Words by Ryan Bridgewater
From its opening helicopter shots of the Rocky Mountains scored by Wendy Carlos and Rachel Elkind, music is fundamental to Stanley Kubrick’s 1980 horror classic The Shining. Carlos and Elkind’s foreboding adaptation of the medieval chant Dies Irae (The Day of Wrath) for synthesizer sets the scene for the horror that is to follow. Dies Irae is an established trope of horror cinema, from 1958’s The Return of Dracula through to 1993’s The Nightmare Before Christmas.
However, Kubrick was to reject the rest of Carlos and Elkind’s score in favour of pre-existing works by the likes of Béla Bartók, György Ligeti, and Krzysztof Penderecki. These Modernist and avant-garde pieces conjure feelings of fear and unease. They are used to ‘embody the omnipresent but unseen malevolence’ of the Overlook Hotel, according to the scholar Jeremy Barham. Penderecki gained a larger audience for his music from The Exorcist than he did in the concert hall, as did Ligeti with the earlier Kubrick film 2001: A Space Odyssey. In contrast to these dissonant works are British ballroom pop songs from the interwar years, including Midnight, the Stars and You by Al Bowlly. As Kevin Donnelly writes in his book Spectre of Sound, these songs ‘appear as an embodiment of memory’ and, as such, are a ‘manifestation of the ghostly presences in the hotel’.

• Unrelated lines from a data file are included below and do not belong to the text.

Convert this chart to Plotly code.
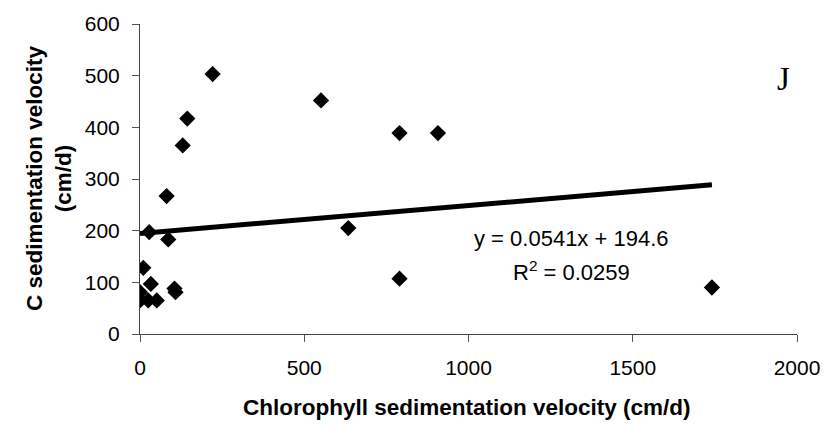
import plotly.graph_objects as go

# Data
chl_velocity = [221, 551, 144, 130, 81, 28, 86, 10, 33, 108, 105, 0, 0, 25, 51, 634, 790, 907, 790, 1741]
c_velocity = [503, 452, 417, 365, 267, 197, 183, 128, 97, 81, 88, 81, 65, 65, 65, 205, 389, 389, 107, 90]

slope = 0.0541
intercept = 194.6
eq_text = "y = 0.0541x + 194.6"
r2_text = "R<sup>2</sup> = 0.0259"
panel_label = "J"

x_ticks = [0, 500, 1000, 1500, 2000]
y_ticks = [0, 100, 200, 300, 400, 500, 600]

fit_x = [min(chl_velocity), max(chl_velocity)]
fit_y = [slope * v + intercept for v in fit_x]

FONT = "Liberation Sans, Arial, sans-serif"

fig = go.Figure()
fig.add_trace(go.Scatter(
    x=fit_x, y=fit_y, mode="lines",
    line=dict(color="black", width=5),
    showlegend=False, hoverinfo="skip",
))
fig.add_trace(go.Scatter(
    x=chl_velocity, y=c_velocity, mode="markers",
    marker=dict(symbol="diamond", size=12.5, color="black", line=dict(width=0)),
    showlegend=False,
))

axis_common = dict(
    showgrid=False, zeroline=False, showline=True,
    linecolor="#444", linewidth=1,
    ticks="outside", ticklen=7, tickcolor="#555", tickwidth=1,
    tickfont=dict(family=FONT, size=21, color="black"),
)

fig.update_layout(
    width=832, height=426,
    margin=dict(l=140, r=35, t=18, b=92),
    paper_bgcolor="white", plot_bgcolor="white",
    xaxis=dict(range=[0, 2000], tickvals=x_ticks, ticklabelstandoff=8, **axis_common),
    yaxis=dict(range=[0, 600], tickvals=y_ticks, ticklabelstandoff=8, **axis_common),
    annotations=[
        dict(text="<b>Chlorophyll sedimentation velocity (cm/d)</b>", xref="paper", yref="paper",
             x=(467 - 140) / 657, y=(334 - 409) / 316, xanchor="center", yanchor="middle", showarrow=False,
             font=dict(family=FONT, size=22.5, color="black")),
        dict(text="<b>C sedimentation velocity<br>(cm/d)</b>", xref="paper", yref="paper",
             x=(49 - 140) / 657, y=(334 - 175) / 316, xanchor="center", yanchor="middle", showarrow=False,
             textangle=-90, font=dict(family=FONT, size=22.5, color="black")),
        dict(text=eq_text, xref="paper", yref="paper",
             x=(571 - 140) / 657, y=(334 - 237) / 316, xanchor="center", yanchor="middle",
             showarrow=False, font=dict(family=FONT, size=22, color="black")),
        dict(text=r2_text, xref="paper", yref="paper",
             x=(571 - 140) / 657, y=(334 - 270) / 316, xanchor="center", yanchor="middle",
             showarrow=False, font=dict(family=FONT, size=22, color="black")),
        dict(text=panel_label, xref="paper", yref="paper",
             x=(783 - 140) / 657, y=(334 - 74) / 316, xanchor="center", yanchor="middle",
             showarrow=False, font=dict(family="Liberation Serif, Times New Roman, serif", size=33, color="black")),
    ],
)

fig.write_html("out.html")
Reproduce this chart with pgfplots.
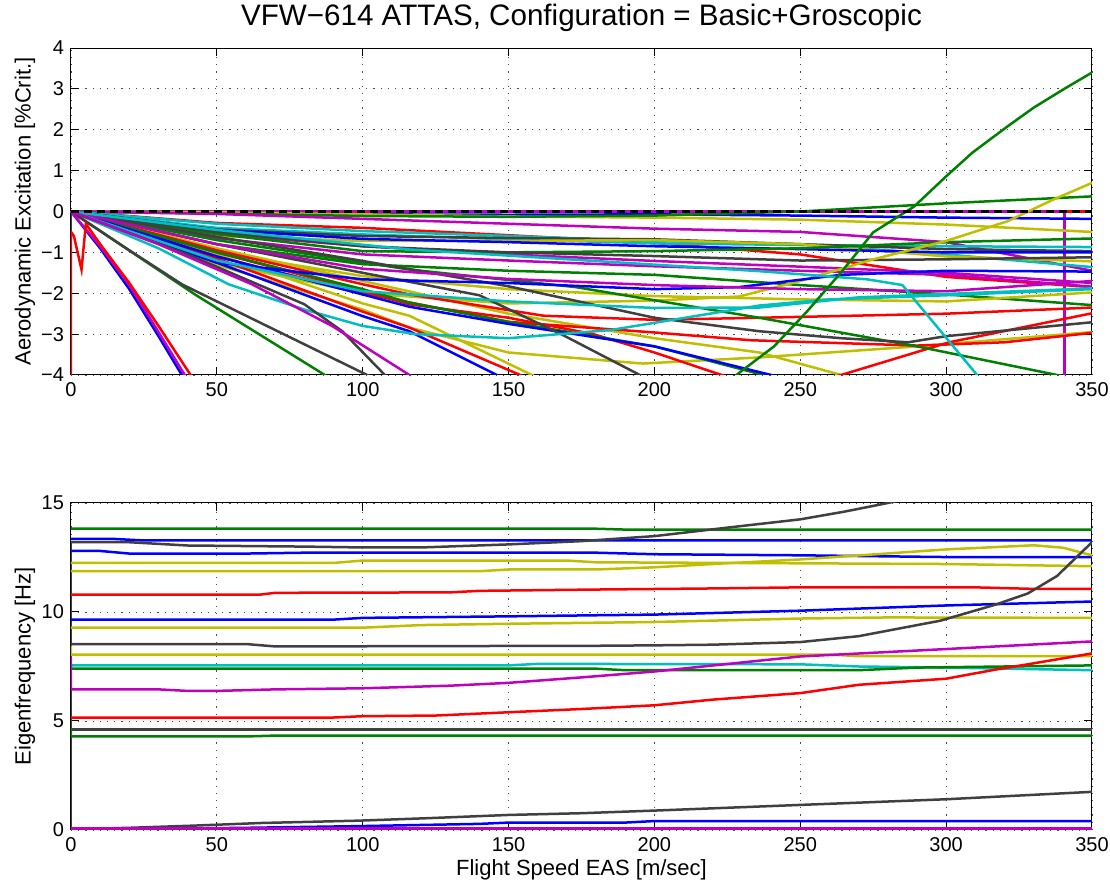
\documentclass[border=0pt]{standalone}
\usepackage{fontspec}
\setmainfont{Liberation Sans}
\usepackage{pgfplots}
\pgfplotsset{compat=1.18}

% MATLAB default line colours
\definecolor{mb}{rgb}{0,0,1}
\definecolor{mg}{rgb}{0,0.5,0}
\definecolor{mr}{rgb}{1,0,0}
\definecolor{mc}{rgb}{0,0.75,0.75}
\definecolor{mm}{rgb}{0.75,0,0.75}
\definecolor{my}{rgb}{0.75,0.75,0}
\definecolor{mk}{rgb}{0.25,0.25,0.25}

\pgfplotsset{
  matax/.style={
    width=510.5pt, height=163.5pt, scale only axis,
    xmin=0, xmax=350, xtick={0,50,...,350},
    grid=major,
    major grid style={black!70, line width=0.4pt, dash pattern=on 0.6pt off 3pt},
    tick align=inside, major tick length=4pt,
    axis line style={line width=0.5pt},
    tick style={black, line width=0.5pt},
    ticklabel style={font=\fontsize{10}{12}\selectfont},
    label style={font=\fontsize{11}{13}\selectfont},
    /pgf/number format/assume math mode=true,
    every axis plot/.append style={line width=1.25pt},
  },
  B/.style={mb}, G/.style={mg}, R/.style={mr}, C/.style={mc},
  M/.style={mm}, Y/.style={my}, K/.style={mk},
}

\begin{document}
\begin{tikzpicture}

% ---------------- upper panel ----------------
\begin{axis}[matax,
    ymin=-4, ymax=4, ytick={-4,-3,...,4},
    yticklabels={−4,−3,−2,−1,0,1,2,3,4},
    title={VFW−614 ATTAS, Configuration = Basic+Groscopic},
    title style={font=\fontsize{14.8}{17}\selectfont, at={(axis description cs:0.5,1.055)}, anchor=center},
    ylabel={Aerodynamic Excitation [\%Crit.]},
    ylabel style={at={(axis description cs:-0.045,0.5)}, anchor=center},
]
\addplot[M] coordinates {(0,0)(340.5,0)(340.5,-4.5)};
\addplot[R] coordinates {(340.5,0)(350,0)};
\addplot[K] coordinates {(0,0)(0,-4)};
\addplot[B] coordinates {(0,0)(50,-0.03)(100,-0.07)(150,-0.08)(200,-0.07)(250,-0.1)(300,-0.15)(350,-0.18)};
\addplot[Y] coordinates {(0,0)(50,-0.02)(100,-0.07)(150,-0.12)(200,-0.15)(250,-0.2)(300,-0.32)(350,-0.5)};
\addplot[G] coordinates {(0,0)(50,-0.05)(100,-0.11)(150,-0.13)(200,-0.1)(250,0)(300,0.2)(350,0.37)};
\addplot[M] coordinates {(0,0)(50,-0.06)(100,-0.18)(150,-0.3)(200,-0.42)(250,-0.5)(300,-0.75)(350,-1.45)};
\addplot[R] coordinates {(0,0)(50,-0.28)(100,-0.4)(150,-0.58)(200,-0.77)(250,-1.05)(300,-1.6)(350,-1.85)};
\addplot[C] coordinates {(0,0)(50,-0.3)(100,-0.48)(150,-0.6)(200,-0.72)(250,-0.8)(300,-1.05)(350,-1.36)};
\addplot[C] coordinates {(0,0)(50,-0.4)(100,-0.56)(150,-0.68)(200,-0.78)(250,-0.82)(300,-0.85)(350,-0.87)};
\addplot[K] coordinates {(0,0)(50,-0.44)(100,-0.6)(150,-0.65)(200,-0.68)(250,-0.8)(300,-0.92)(350,-0.97)};
\addplot[Y] coordinates {(0,0)(50,-0.6)(100,-0.72)(150,-0.72)(200,-0.7)(250,-0.8)(300,-1.1)(350,-1.22)};
\addplot[M] coordinates {(0,0)(50,-0.55)(100,-0.85)(150,-1.05)(200,-1.21)(250,-1.35)(300,-1.5)(350,-1.75)};
\addplot[B] coordinates {(0,0)(50,-0.45)(100,-0.67)(150,-0.75)(200,-0.85)(250,-0.92)(300,-1.0)(350,-1.0)};
\addplot[G] coordinates {(0,0)(50,-0.55)(100,-0.97)(150,-1.0)(200,-0.97)(250,-0.9)(300,-0.75)(350,-0.66)};
\addplot[M] coordinates {(0,0)(50,-0.65)(100,-1.05)(150,-1.2)(200,-1.34)(250,-1.45)(300,-1.55)(350,-1.84)};
\addplot[K] coordinates {(0,0)(50,-0.5)(100,-0.85)(150,-1.0)(200,-1.09)(250,-1.2)(300,-1.17)(350,-1.12)};
\addplot[G] coordinates {(0,0)(50,-0.8)(100,-1.29)(150,-1.45)(200,-1.55)(250,-1.8)(300,-2.03)(350,-2.29)};
\addplot[Y] coordinates {(0,0)(50,-1.25)(100,-2.0)(150,-2.25)(200,-2.18)(229,-2.08)(250,-1.7)(275,-1.17)(300,-0.72)(321,-0.24)(337,0.3)(350,0.7)};
\addplot[Y] coordinates {(0,0)(50,-1.0)(100,-1.58)(150,-1.9)(200,-2.07)(250,-2.15)(300,-2.2)(350,-1.98)};
\addplot[Y] coordinates {(0,0)(50,-1.3)(100,-2.4)(116,-2.84)(150,-3.45)(196,-3.72)(236,-3.57)(290,-3.3)(350,-2.95)};
\addplot[Y] coordinates {(0,0)(50,-0.9)(100,-1.7)(150,-2.5)(200,-3.1)(236,-3.45)(264,-4)(280,-4.3)};
\addplot[Y] coordinates {(0,0)(50,-1.05)(100,-2.25)(116,-2.55)(158,-4)(170,-4.4)};
\addplot[R] coordinates {(0,0)(50,-0.95)(100,-1.78)(116,-2.03)(162,-2.55)(200,-2.65)(236,-2.6)(300,-2.5)(350,-2.35)};
\addplot[R] coordinates {(0,0)(50,-1.1)(100,-2.0)(150,-2.7)(200,-2.96)(233,-3.15)(290,-3.28)(320,-3.2)(350,-2.97)};
\addplot[R] coordinates {(0,0)(50,-1.0)(100,-1.95)(116,-2.27)(150,-2.6)(179,-3.0)(200,-3.45)(223,-4)(243,-4.4)(264,-4)(301,-3.2)(350,-2.49)};
\addplot[R] coordinates {(0,0)(50,-1.15)(100,-2.45)(116,-2.84)(154,-4)(165,-4.4)};
\addplot[B] coordinates {(0,0)(50,-1.25)(100,-2.56)(116,-2.93)(146,-4)(155,-4.4)};
\addplot[G] coordinates {(0,0)(50,-1.0)(100,-1.9)(116,-2.23)(150,-2.7)(200,-3.3)(240,-4.05)(250,-4.3)};
\addplot[B] coordinates {(0,0)(50,-1.1)(100,-2.03)(116,-2.33)(150,-2.75)(200,-3.3)(240,-4)(250,-4.2)};
\addplot[G] coordinates {(0,0)(50,-0.7)(116,-1.42)(173,-1.85)(236,-2.6)(290,-3.3)(338,-4)(345,-4.1)};
\addplot[K] coordinates {(0,0)(50,-0.8)(100,-1.5)(140,-2.05)(168,-3.0)(195,-4)(200,-4.2)};
\addplot[K] coordinates {(0,0)(50,-0.62)(100,-1.21)(150,-1.83)(200,-2.6)(236,-2.93)(264,-3.1)(287,-3.2)(300,-3.05)(350,-2.71)};
\addplot[B] coordinates {(0,0)(50,-1.25)(100,-1.66)(150,-1.75)(200,-1.9)(229,-1.85)(264,-1.55)(300,-1.45)(350,-1.47)};
\addplot[M] coordinates {(0,0)(50,-0.8)(100,-1.4)(150,-1.65)(200,-1.8)(250,-1.9)(300,-1.95)(350,-1.7)};
\addplot[C] coordinates {(0,0)(30,-0.9)(54,-1.78)(80,-2.4)(100,-2.8)(118,-3.0)(150,-3.1)(185,-2.9)(219,-2.5)(236,-2.3)(260,-2.15)(300,-2.05)(350,-1.9)};
\addplot[C] coordinates {(0,0)(50,-0.45)(116,-0.93)(200,-1.3)(236,-1.46)(273,-1.66)(285,-1.8)(310.6,-4)(315,-4.3)};
\addplot[C] coordinates {(0,0)(50,-1.2)(100,-1.95)(150,-2.2)(200,-2.36)(236,-2.35)(270,-2.1)(350,-1.88)};
\addplot[G] coordinates {(0,0)(42.5,-2.03)(87,-4)(90,-4.15)};
\addplot[K] coordinates {(0,0)(20,-0.95)(38,-1.78)(70,-2.9)(101.5,-4)(105,-4.1)};
\addplot[K] coordinates {(0,0)(40,-1.05)(80,-2.27)(93,-2.93)(107.6,-4)(110,-4.15)};
\addplot[M] coordinates {(0,0)(30,-0.8)(62,-1.78)(89.5,-2.8)(116,-4)(120,-4.2)};
\addplot[B] coordinates {(0,0)(10,-0.9)(20,-1.9)(30,-3.05)(38,-4)(40,-4.25)};
\addplot[M] coordinates {(0,0)(10,-0.85)(20,-1.8)(30,-2.95)(39,-4)(41,-4.25)};
\addplot[R] coordinates {(0,-4)(0,-0.5)(1,-0.6)(3.6,-1.42)(5.1,-0.3)(10,-0.8)(20,-1.75)(30,-2.8)(41,-4)(43,-4.25)};
\addplot[G] coordinates {(220,-4.5)(229,-3.95)(241,-3.3)(252,-2.47)(264,-1.49)(275,-0.51)(289,0.12)(300,0.86)(309,1.44)(321,2.08)(330,2.54)(340,2.98)(350,3.4)};
\addplot[black, dash pattern=on 4pt off 2.5pt] coordinates {(0,0)(350,0)};
\end{axis}

% ---------------- lower panel ----------------
\begin{axis}[matax, at={(0,-227.5pt)},
    ymin=0, ymax=15, ytick={0,5,10,15},
    xlabel={Flight Speed EAS [m/sec]},
    xlabel style={at={(axis description cs:0.5,-0.1227)}, anchor=center},
    ylabel={Eigenfrequency [Hz]},
    ylabel style={at={(axis description cs:-0.045,0.5)}, anchor=center},
]
\addplot[K] coordinates {(0,0)(0,13.2)};
\addplot[G] coordinates {(0,13.82)(180,13.82)(190,13.78)(350,13.78)};
\addplot[B] coordinates {(0,13.35)(15,13.35)(25,13.28)(350,13.28)};
\addplot[K] coordinates {(0,13.2)(20,13.2)(40,13.05)(80,13.0)(100,12.96)(120,12.96)(150,13.1)(175,13.25)(200,13.48)(225,13.87)(250,14.25)(265,14.6)(280,15.0)(290,15.3)};
\addplot[B] coordinates {(0,12.8)(10,12.8)(20,12.68)(60,12.68)(80,12.72)(180,12.72)(200,12.65)(250,12.6)(300,12.52)(350,12.52)};
\addplot[Y] coordinates {(0,12.25)(90,12.25)(100,12.36)(170,12.36)(180,12.28)(300,12.2)(350,12.1)};
\addplot[Y] coordinates {(0,11.87)(140,11.87)(150,11.95)(180,11.95)(200,12.05)(220,12.2)(250,12.41)(300,12.87)(330,13.06)(340,12.95)(350,12.6)};
\addplot[R] coordinates {(0,10.8)(65,10.8)(70,10.88)(130,10.9)(140,10.97)(180,11.03)(220,11.08)(250,11.13)(310,11.13)(330,11.06)(350,11.06)};
\addplot[B] coordinates {(0,9.65)(90,9.65)(100,9.73)(150,9.8)(180,9.85)(200,9.88)(250,10.06)(300,10.3)(350,10.48)};
\addplot[Y] coordinates {(0,9.28)(100,9.28)(120,9.4)(150,9.46)(200,9.54)(250,9.7)(280,9.75)(350,9.73)};
\addplot[K] coordinates {(0,8.53)(60,8.53)(70,8.42)(180,8.45)(200,8.47)(220,8.5)(250,8.62)(270,8.89)(298,9.6)(317,10.34)(328,10.85)(338,11.65)(350,13.2)};
\addplot[Y] coordinates {(0,8.45)(0,8.05)(260,8.05)(270,7.97)(350,7.97)};
\addplot[C] coordinates {(0,7.55)(150,7.55)(160,7.62)(250,7.6)(270,7.5)(300,7.45)(350,7.33)};
\addplot[G] coordinates {(0,7.4)(180,7.4)(190,7.33)(270,7.33)(290,7.45)(350,7.55)};
\addplot[M] coordinates {(0,7.95)(0,6.45)(30,6.45)(40,6.38)(50,6.38)(70,6.45)(100,6.5)(130,6.62)(150,6.75)(175,7.0)(200,7.27)(250,7.96)(300,8.3)(350,8.65)};
\addplot[R] coordinates {(0,5.16)(90,5.16)(100,5.22)(125,5.25)(150,5.4)(175,5.55)(200,5.72)(220,5.98)(250,6.28)(270,6.66)(300,6.94)(317,7.36)(328,7.6)(350,8.1)};
\addplot[K] coordinates {(0,4.62)(350,4.62)};
\addplot[G] coordinates {(0,4.7)(0,4.29)(60,4.29)(70,4.33)(350,4.33)};
\addplot[K] coordinates {(0,0.03)(20,0.1)(42,0.2)(65,0.32)(99,0.43)(122,0.54)(150,0.69)(175,0.77)(200,0.89)(250,1.15)(300,1.41)(350,1.75)};
\addplot[B] coordinates {(0,0.05)(40,0.07)(60,0.1)(100,0.18)(140,0.28)(150,0.34)(190,0.34)(200,0.41)(350,0.41)};
\addplot[M] coordinates {(0,0.06)(350,0.06)};
\end{axis}

\pgfresetboundingbox
\path[use as bounding box] (-35.5pt,-253pt) rectangle (519.5pt,187.5pt);
\end{tikzpicture}
\end{document}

Not only was the music of The Shining remarkable but the film continues to have a rich musical afterlife. Wendy Carlos’s rejected original music was later released on the Rediscovering Lost Scores CDs in 2005. Indie rock band Deerhoof even released a covers EP in time for Halloween last year. Most significant, however, has been the music of James Leyland Kirby. His work under the pseudonym The Caretaker was originally inspired by the haunted ballroom scene in the film. His 1999 album Selected Memories From the Haunted Ballroom takes 1930s ballroom music recordings and manipulates them to evoke feelings of melancholic nostalgia. It is a key recording of the ‘hauntological’ music that cultural critic Mark Fisher analysed in his book Ghosts of My Life. Nearly four decades later, Kubrick’s The Shining and its music continue to scare and inspire.